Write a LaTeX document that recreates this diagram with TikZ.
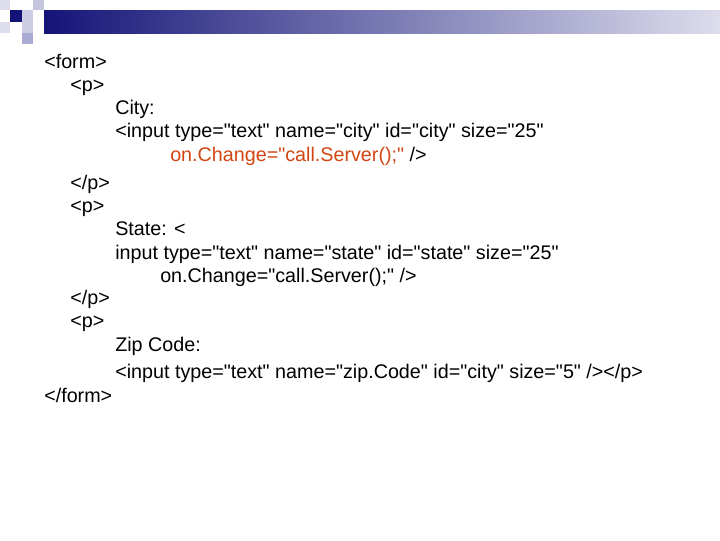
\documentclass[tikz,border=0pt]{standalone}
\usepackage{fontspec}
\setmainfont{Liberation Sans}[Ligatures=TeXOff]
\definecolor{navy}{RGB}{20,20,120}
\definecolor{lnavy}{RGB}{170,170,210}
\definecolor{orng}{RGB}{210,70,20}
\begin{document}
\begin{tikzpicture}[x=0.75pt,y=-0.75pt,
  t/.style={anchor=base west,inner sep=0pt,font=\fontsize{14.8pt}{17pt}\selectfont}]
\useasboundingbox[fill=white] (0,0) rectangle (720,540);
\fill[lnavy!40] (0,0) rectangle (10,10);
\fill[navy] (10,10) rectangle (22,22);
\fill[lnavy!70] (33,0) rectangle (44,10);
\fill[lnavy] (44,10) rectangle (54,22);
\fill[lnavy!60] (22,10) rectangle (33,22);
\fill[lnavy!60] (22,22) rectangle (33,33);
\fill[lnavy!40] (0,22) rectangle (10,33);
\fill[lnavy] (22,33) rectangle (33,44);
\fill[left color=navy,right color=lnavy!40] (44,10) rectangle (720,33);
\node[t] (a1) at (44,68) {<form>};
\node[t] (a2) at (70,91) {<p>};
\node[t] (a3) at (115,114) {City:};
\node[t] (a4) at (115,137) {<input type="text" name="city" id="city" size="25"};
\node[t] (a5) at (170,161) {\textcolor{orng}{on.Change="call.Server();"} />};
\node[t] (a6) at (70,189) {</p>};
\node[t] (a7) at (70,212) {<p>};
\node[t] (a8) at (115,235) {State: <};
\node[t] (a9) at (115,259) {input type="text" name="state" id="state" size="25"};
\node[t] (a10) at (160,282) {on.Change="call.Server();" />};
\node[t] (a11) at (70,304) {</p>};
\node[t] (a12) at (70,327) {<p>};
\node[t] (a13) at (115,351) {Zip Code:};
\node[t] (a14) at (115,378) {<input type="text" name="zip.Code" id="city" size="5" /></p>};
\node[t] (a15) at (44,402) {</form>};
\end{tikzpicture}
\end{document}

Work to do: Copy the data character for character, but drop all pictures from the copy.

Answer to the exercise:
Write a LaTeX document that recreates this diagram with TikZ.
\documentclass[tikz,border=0pt]{standalone}
\usepackage{fontspec}
\setmainfont{Liberation Sans}[Ligatures=TeXOff]
\definecolor{navy}{RGB}{20,20,120}
\definecolor{lnavy}{RGB}{170,170,210}
\definecolor{orng}{RGB}{210,70,20}
\begin{document}
\begin{tikzpicture}[x=0.75pt,y=-0.75pt,
  t/.style={anchor=base west,inner sep=0pt,font=\fontsize{14.8pt}{17pt}\selectfont}]
\useasboundingbox[fill=white] (0,0) rectangle (720,540);
\fill[lnavy!40] (0,0) rectangle (10,10);
\fill[navy] (10,10) rectangle (22,22);
\fill[lnavy!70] (33,0) rectangle (44,10);
\fill[lnavy] (44,10) rectangle (54,22);
\fill[lnavy!60] (22,10) rectangle (33,22);
\fill[lnavy!60] (22,22) rectangle (33,33);
\fill[lnavy!40] (0,22) rectangle (10,33);
\fill[lnavy] (22,33) rectangle (33,44);
\fill[left color=navy,right color=lnavy!40] (44,10) rectangle (720,33);
\node[t] (a1) at (44,68) {<form>};
\node[t] (a2) at (70,91) {<p>};
\node[t] (a3) at (115,114) {City:};
\node[t] (a4) at (115,137) {<input type="text" name="city" id="city" size="25"};
\node[t] (a5) at (170,161) {\textcolor{orng}{on.Change="call.Server();"} />};
\node[t] (a6) at (70,189) {</p>};
\node[t] (a7) at (70,212) {<p>};
\node[t] (a8) at (115,235) {State: <};
\node[t] (a9) at (115,259) {input type="text" name="state" id="state" size="25"};
\node[t] (a10) at (160,282) {on.Change="call.Server();" />};
\node[t] (a11) at (70,304) {</p>};
\node[t] (a12) at (70,327) {<p>};
\node[t] (a13) at (115,351) {Zip Code:};
\node[t] (a14) at (115,378) {<input type="text" name="zip.Code" id="city" size="5" /></p>};
\node[t] (a15) at (44,402) {</form>};
\end{tikzpicture}
\end{document}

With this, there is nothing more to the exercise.